Saturday, June 08, 2013

Engaging Information


CWK
It is the mark of an educated mind to be able to entertain a thought without accepting it.
-Aristotle

The test of a first-rate intelligence is the ability to hold two opposed ideas in the mind, at the same time, and still retain the ability to function.
- F. Scott Fitzgerald

***

We're in school every day. We are surround by informers, and we are engaging information. Everyday, we are in school.

Learning, reading, listening to podcasts, streaming an MP3, attending lectures, these are all endeavors which require us to engage another person who is, on some level, attempting to instruct us.

This implies that public information dispensers, those who are "information informers" (writers, film-makers, teachers, politicians, entertainers, musicians) are all about the task of teaching. And so they are, whether we realize it or not. The books we read, the shows we watch, the movies we consume, these are all teaching us something. The authors of these words have something to say (or else they'd remain silent), and the authors of these words are accountable for their words (whether they like it or not), and we ourselves are being changed by the words we engage (whether we know it or not). 

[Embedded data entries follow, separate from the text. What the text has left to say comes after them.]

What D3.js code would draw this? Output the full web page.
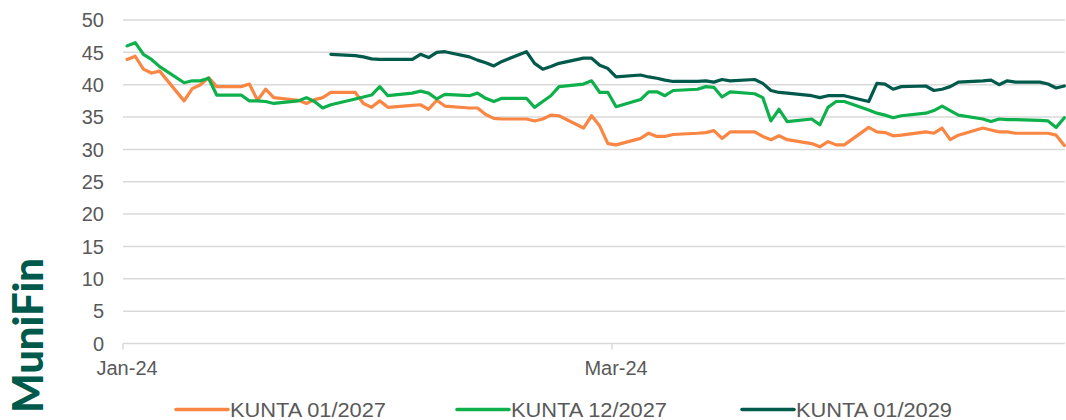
<!DOCTYPE html>
<html>
<head>
<meta charset="utf-8">
<script src="https://cdn.jsdelivr.net/npm/d3@7"></script>
<style>
  html, body { margin: 0; padding: 0; background: #fff; }
  svg { display: block; }
  text { font-family: "Liberation Sans", Arial, sans-serif; }
</style>
</head>
<body>
<svg id="chart" width="1066" height="420"></svg>
<script>
// Trading days (2024), month-day
const dates = [
  "01-01","01-02","01-03","01-04","01-05",
  "01-08","01-09","01-10","01-11","01-12",
  "01-15","01-16","01-17","01-18","01-19",
  "01-22","01-23","01-24","01-25","01-26",
  "01-29","01-30","01-31","02-01","02-02",
  "02-05","02-06","02-07","02-08","02-09",
  "02-12","02-13","02-14","02-15","02-16",
  "02-19","02-20","02-21","02-22","02-23",
  "02-26","02-27","02-28","02-29","03-01",
  "03-04","03-05","03-06","03-07","03-08",
  "03-11","03-12","03-13","03-14","03-15",
  "03-18","03-19","03-20","03-21","03-22",
  "03-25","03-26","03-27","03-28","03-29",
  "04-01","04-02","04-03","04-04","04-05",
  "04-08","04-09","04-10","04-11","04-12",
  "04-15","04-16","04-17","04-18","04-19",
  "04-22","04-23","04-24","04-25"
];

const kunta012027 = [
  43.9,44.4,42.4,41.8,42.1,
  37.5,39.4,40.0,41.1,39.7,
  39.7,40.1,37.6,39.3,38.0,
  37.6,37.1,37.7,38.0,38.8,
  38.8,37.1,36.5,37.5,36.5,
  36.8,36.9,36.2,37.6,36.7,
  36.4,36.4,35.4,34.8,34.7,
  34.7,34.4,34.7,35.3,35.2,
  33.3,35.2,33.6,30.9,30.7,
  31.7,32.5,32.0,32.0,32.3,
  32.5,32.6,32.9,31.7,32.7,
  32.7,32.0,31.5,32.1,31.5,
  30.9,30.4,31.2,30.7,30.7,
  33.4,32.7,32.6,32.1,32.2,
  32.7,32.5,33.3,31.5,32.2,
  33.3,33.0,32.7,32.7,32.5,
  32.5,32.5,32.2,30.6
];

const kunta122027 = [
  46.0,46.5,44.7,43.9,42.8,
  40.3,40.6,40.6,41.0,38.4,
  38.4,37.5,37.5,37.4,37.1,
  37.5,38.0,37.4,36.4,36.9,
  37.8,38.1,38.4,39.7,38.3,
  38.7,39.0,38.7,37.8,38.5,
  38.3,38.7,37.9,37.4,37.9,
  37.9,36.5,37.4,38.3,39.7,
  40.1,40.6,38.8,38.8,36.6,
  37.7,38.9,38.9,38.3,39.1,
  39.3,39.7,39.6,38.1,38.9,
  38.6,38.0,34.4,36.2,34.3,
  34.7,33.8,36.5,37.4,37.4,
  36.1,35.6,35.3,34.9,35.2,
  35.6,36.0,36.7,36.0,35.3,
  34.7,34.3,34.7,34.6,34.6,
  34.5,34.4,33.4,34.9
];

const kunta012029 = [
  null,null,null,null,null,
  null,null,null,null,null,
  null,null,null,null,null,
  null,null,null,null,44.7,
  44.5,44.3,44.0,43.9,43.9,
  43.9,44.7,44.2,45.0,45.1,
  44.3,43.8,43.4,42.9,43.6,
  45.1,43.3,42.4,42.8,43.3,
  44.1,44.1,43.0,42.5,41.2,
  41.5,41.2,41.0,40.7,40.5,
  40.5,40.6,40.4,40.8,40.6,
  40.8,40.2,39.1,38.8,38.7,
  38.3,38.0,38.3,38.3,38.3,
  37.4,40.2,40.1,39.3,39.7,
  39.8,39.1,39.3,39.7,40.4,
  40.6,40.7,40.0,40.6,40.4,
  40.4,40.1,39.5,39.8
];

const seriesNames = ["KUNTA 01/2027", "KUNTA 12/2027", "KUNTA 01/2029"];
const seriesColors = ["#FA8644", "#0DB04B", "#005A4B"];
const yTicks = [0, 5, 10, 15, 20, 25, 30, 35, 40, 45, 50];
const xTickLabels = ["Jan-24", "Mar-24"];

const parseDay = d3.utcParse("%Y-%m-%d");
const days = dates.map(d => parseDay("2024-" + d));
const allSeries = [kunta012027, kunta122027, kunta012029];

const svg = d3.select("#chart");
const plotLeft = 123, plotRight = 1068.4, plotTop = 20, plotBottom = 343.5;
const gridEnd = 1065;

const x = d3.scaleUtc()
  .domain([parseDay("2024-01-01"), parseDay("2024-04-26")])
  .range([plotLeft, plotRight]);
const y = d3.scaleLinear().domain([0, 50]).range([plotBottom, plotTop]);

// each point sits in the middle of its day slot
const halfDay = (x(parseDay("2024-01-02")) - x(parseDay("2024-01-01"))) / 2;
const px = d => x(d) + halfDay;

// horizontal gridlines and value labels
const yAxis = svg.append("g");
yAxis.selectAll("line").data(yTicks.filter(t => t > 0)).join("line")
  .attr("x1", plotLeft).attr("x2", gridEnd)
  .attr("y1", d => y(d)).attr("y2", d => y(d))
  .attr("stroke", "#D9D9D9").attr("stroke-width", 1.5);
yAxis.selectAll("text").data(yTicks).join("text")
  .attr("x", 104).attr("y", d => y(d))
  .attr("dy", "0.36em")
  .attr("text-anchor", "end")
  .attr("font-size", 20).attr("fill", "#595959")
  .text(d => d);

// category axis baseline with tick marks
const xTickDates = [parseDay("2024-01-01"), parseDay("2024-03-01")];
const xAxis = svg.append("g");
xAxis.append("line")
  .attr("x1", plotLeft).attr("x2", gridEnd)
  .attr("y1", plotBottom).attr("y2", plotBottom)
  .attr("stroke", "#D9D9D9").attr("stroke-width", 1.5);
xAxis.selectAll("line.tick").data(xTickDates).join("line")
  .attr("class", "tick")
  .attr("x1", d => x(d)).attr("x2", d => x(d))
  .attr("y1", plotBottom).attr("y2", plotBottom + 6)
  .attr("stroke", "#D9D9D9").attr("stroke-width", 1.5);
xAxis.selectAll("text").data(xTickDates).join("text")
  .attr("x", d => px(d)).attr("y", 375)
  .attr("text-anchor", "middle")
  .attr("font-size", 20).attr("fill", "#595959")
  .text((d, i) => xTickLabels[i]);

// series lines
const line = d3.line()
  .defined(d => d.v != null)
  .x(d => px(d.date))
  .y(d => y(d.v));

allSeries.forEach((vals, i) => {
  const pts = days.map((date, j) => ({ date, v: vals[j] }));
  svg.append("path")
    .datum(pts)
    .attr("fill", "none")
    .attr("stroke", seriesColors[i])
    .attr("stroke-width", 3.2)
    .attr("stroke-linejoin", "round")
    .attr("stroke-linecap", "round")
    .attr("d", line);
});

// legend
const legendX = [176, 457, 742];
const legend = svg.append("g");
seriesNames.forEach((name, i) => {
  legend.append("line")
    .attr("x1", legendX[i]).attr("x2", legendX[i] + 52)
    .attr("y1", 409.5).attr("y2", 409.5)
    .attr("stroke", seriesColors[i]).attr("stroke-width", 3.5)
    .attr("stroke-linecap", "round");
  legend.append("text")
    .attr("x", legendX[i] + 54).attr("y", 417)
    .attr("font-size", 20).attr("fill", "#595959")
    .attr("textLength", 156).attr("lengthAdjust", "spacingAndGlyphs")
    .text(name);
});

// vertical wordmark
svg.append("text")
  .attr("transform", "translate(43,413) rotate(-90)")
  .attr("font-size", 42).attr("font-weight", 900)
  .attr("fill", "#005A4B")
  .attr("textLength", 155).attr("lengthAdjust", "spacingAndGlyphs")
  .style("font-family", "Lato, 'Liberation Sans', sans-serif")
  .text("MuniFin");
</script>
</body>
</html>
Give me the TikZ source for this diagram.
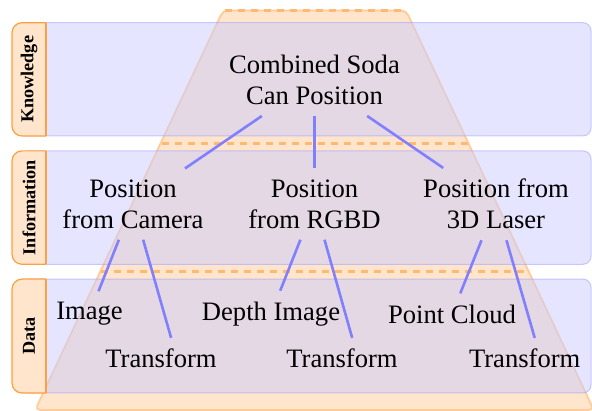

In a recent interview, The Avett Brothers spoke of the impact of their popularity: they realized they need to be careful with the message of their music because a large audience attended their every lyric; with greater influence, and a wider audience, they accepted greater responsibility. 

But, what about us, the "informed." How should we engage the "informers" all around us.

I want to mention two extremes of engaging information.

The first extreme: accepting everything.

The second extreme: rejecting everything.

In the first, we assign to our "teacher" absolute authority; we do not think it possible they could be mistaken about anything. If they say it, it must be right. Many college students take this posture before their professors. I once did, and I had an instinct toward "submitting my mind" to these great scholars. I assumed what I heard in class was true. I assumed these men/women knew everything they were supposed to know, and were right. How wrong I was.

I'll never forget when the reality of the fallibility of my college prof's struck me like lightning. I took a final exam for one of my sociology classes, and to my surprise, made a B on the exam. In my mind, to the best I knew, I had answered every single question according to the information in the text book: the very information the professor had pointed us to. So, when I got my test back, I compared every question on the exam with the section of the book it covered. Guess what? According to the book, I was right. Every single answer my Prof marked wrong was, at least according to the book, correct. The Prof had marked the correct answers on my test, and I started looking up his answers. Guess what? About 70 percent of the time, what he said was the right answer was simply wrong, or at least not as correct as the answers I had supplied. 

Then, I realized: this professor does not even know the answers to the questions on his final exam. This was a major even in my life because it was so odd, so contradictory to my perception of "omniscient professors."

Then again, we might swing to the other extreme: Approaching information and "informers" with a totally critical bent, and rejecting any and every idea from authority figures and teachers. This disposition is often the consequence of prideful know-it-all attitude, and it cuts us off from engaging in beneficial ways with others who may know much more than we do.

Right before I was to begin my PhD studies in the UK, I sat down with a Prof who'd mentored me throughout grad school and explained to him a particular anxiety. I was concerned about my upcoming PhD research because one of my supervisors was known to be unfriendly to many things in Christianity, and a purveyor of false teaching. I foresaw a never ending war with this supervisor, and dreaded having to sit under them, and try to avoid contention. I was also afraid that this experience my impact me negatively; what if I started adopting some of these views? What if my faith started failing me? What if I was intimidated into avowing positions I detested?

Then, my mentor advised me, "Try to learn what you can from this supervisor." I expected he'd say the opposite, something like, "Reject everything this madman says." But he didn't, and what he did say was worth the price of all the education I'd received before. He communicated me, in one sweet sentence, enough wisdom to fill a book: 
-Be Humble, but also Wise
-Approach the situation as a person who wants to learn
-You know you are going to disagree, so be confident in your positions. They are true...
-But don't let disagreements get in the way of profiting from someone who has something to teach you.

His counsel set me free, not only agree with this supervisor, but also to disagree. If I'd gone in with the "accept nothing," view I would've started making a straw man of his arguments: I would have had the sort of negativity that ensured I would misunderstand him. All this would have only made me more weak in my own positions, while also ensuring that I had no real knowledge of my supervisors positions. 

Instead, my mentor sent me into this situation with the best possible defense against false teaching: a desire to learn and know the truth.